Others opposed to the project also spoke about the affect it would have on bats, tourism and the willingness of people to relocate to the area.
“We chose Elkins as our retirement home and one of the reasons is the beautiful view sheds,” Erika Stokes of Elkins said. “The windmills pose a dangerous threat to the ecology of the area and they will hurt tourism.”
Stokes said the mountains and forest are the safeguard for the watersheds and that they bring tourism.
“I find it hard to believe that West Virginians keep putting up with this type of exploitation,” Stokes said.
John Lansbury of Beverly is in favor of the wind farm project saying that energy is becoming expensive and demand is rising.

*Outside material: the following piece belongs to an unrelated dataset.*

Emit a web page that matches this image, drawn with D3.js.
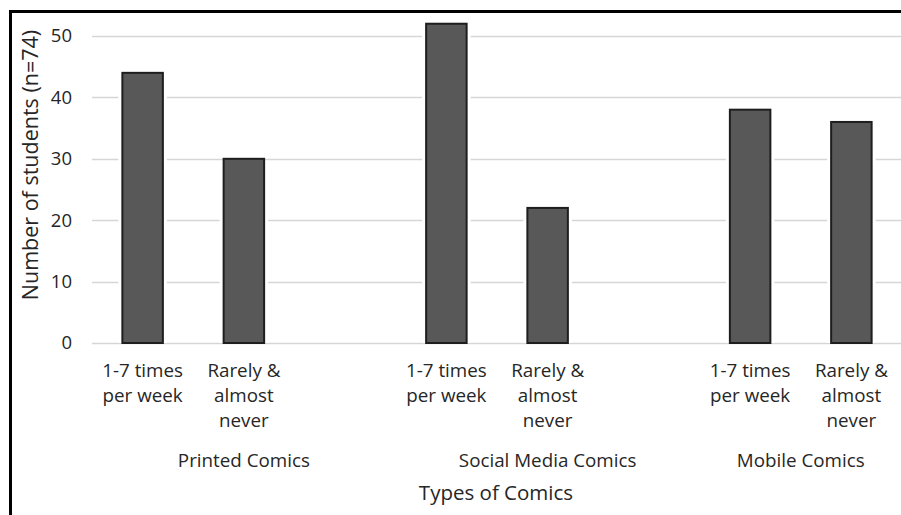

“I followed the debate,” Lansbury said. “Enough studies have been done.”
David Mullinex of Elkins, Andy Swecker of Mill Creek and William Messel of Elkins all agreed with Lansbury in support of the project.
“We need to use all of our resources to produce as much electricity as possible for the future,” Messel said.
Mullinex said, “Wind energy is not perfect, but we need to do this to advance the technology. We need to learn how to use wind power.”
Rich Depp of Dailey, a forester, is also on support of the project.
“These should not be everywhere. The United States needs alternative energy. It will not solve everything, but it is a piece of the puzzle,” Depp said. “Why shouldn’t we do our part to solve the problem? We have plenty of pristine mountains.”
After the meeting Charlie Falter, AES managing director, told The Inter-Mountain that the hearing “is an important part of the process. I was very encouraged by the amount of support for the project.”